By Nathan Howe, Director of Transformation Strategy at Zscaler
COVID-19 has changed what we think of as the “office space” forever. As the pandemic hit across the globe, companies were forced to rapidly relocate staff to home offices, relying on existing network infrastructure to switch to remote working.
Most workforces have indeed shown that they can still be productive when outside an office environment, and as the business case continues to become more apparent, and the option to return to the office becomes viable, enterprises are taking stock of where their money is best invested.
At a macro level, there has already been debate about whether investing in the home offices of workers is a more economic path than paying hefty permanent rental fees for large office spaces. This, of course, would come with its own complications: should businesses be paying for the fastest home broadband connection and secure routers for their workers? What happens if a security incident takes place within a worker’s home, rather than the office?
Reallocation of responsibilities
With new challenges ever arising, at the highest levels of organisations, there’s been a distinct reallocation of responsibility, especially when it comes to unprecedented actions to ensure business continuity and security of assets that are now outside of an office’s traditional four walls. And with the growing focus on working with shrinking resources, a large part has fallen on finance teams’ shoulders.

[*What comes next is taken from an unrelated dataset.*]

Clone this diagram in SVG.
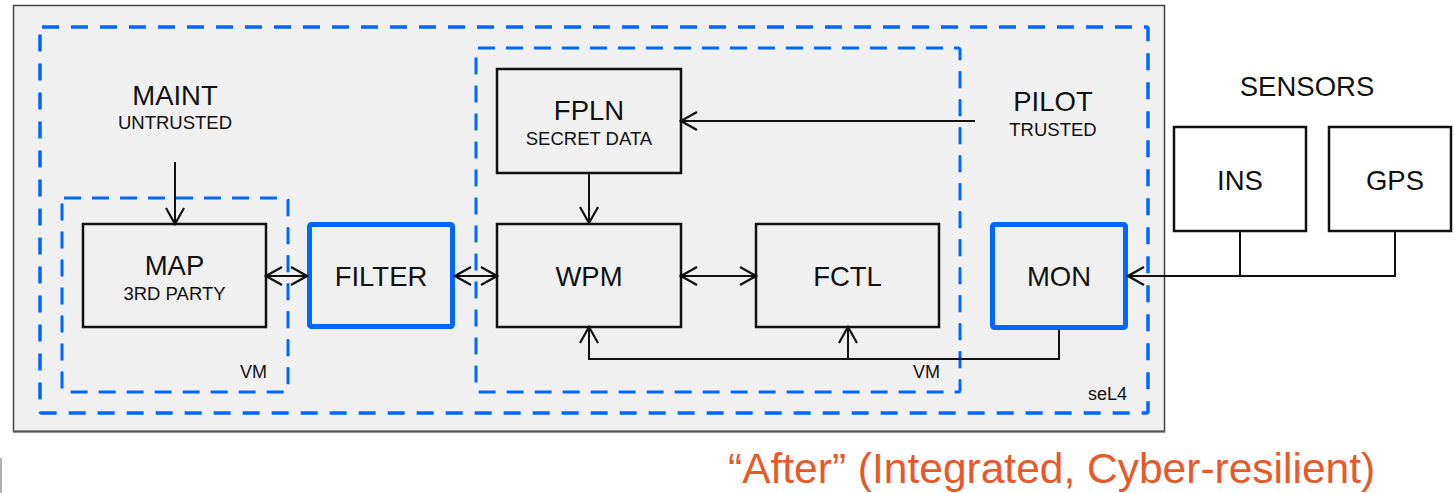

For many businesses, when the pandemic hit, they were unprepared for this scale of remote working. At best, most planned for no more than one-third of their staff to work from home on a temporary basis at any one time. In this unforeseen situation however, bottlenecks quickly developed as a result of a massive increase in data traffic. This flood of data pushed the traditional methods for remote access to corporate networks and applications to its limits.
These issues would typically land on the desk of the IT team or the CTO. However, the reality is that the scale of the issues affected business productivity and continuity across entire organisations, so became a blockade to essential cash flow for businesses, quickly becoming a matter for finance.
Sacrificing security for function
During the earliest period of lockdown, companies took a cost-effective approach to cybersecurity that was driven by the finance function. During the search to identify the factor holding companies back from high-performance remote working, sacrificing technical solutions such as firewalls or remote access VPNs used as perimeter-based security infrastructures and on devices, would increase productivity and shore up the bottom line but penalise the organisation’s security posture.
Companies had to choose between ensuring normal levels of productivity or providing secure remote access to the sheer number of different devices used in the workplace. But it’s not always possible for companies to insist on compliance with standardised security policies across all devices.
Unfortunately, over lockdown many essential security processes, such as SSL decryption, have been bypassed entirely by companies to make remote working easier. These are quick and dirty fixes to increase connectivity and productivity, without addressing the broader issues around improving network architecture to facilitate better remote working standards. In the long term, these “fixes” not only increase the risk to an individual business, but all businesses and end-users.
Navigating uncertain times ahead
With the full return to physical offices still an uncertain potential, the security posture for organisations need to be addressed for long term stability rather than short term gains. The bypassing of security in favour of business continuity was, for many organisations, a difficult but essential decision during the most tumultuous periods of lockdown. However, finance functions have hopefully learned from its time with its hands on the security wheel is that they need to invest in converting their emergency workarounds into practical approaches for the future. The new world of work requires an hybrid approach that combines connectivity, security, and performance – all without making sacrifices that could jeopardise data and people.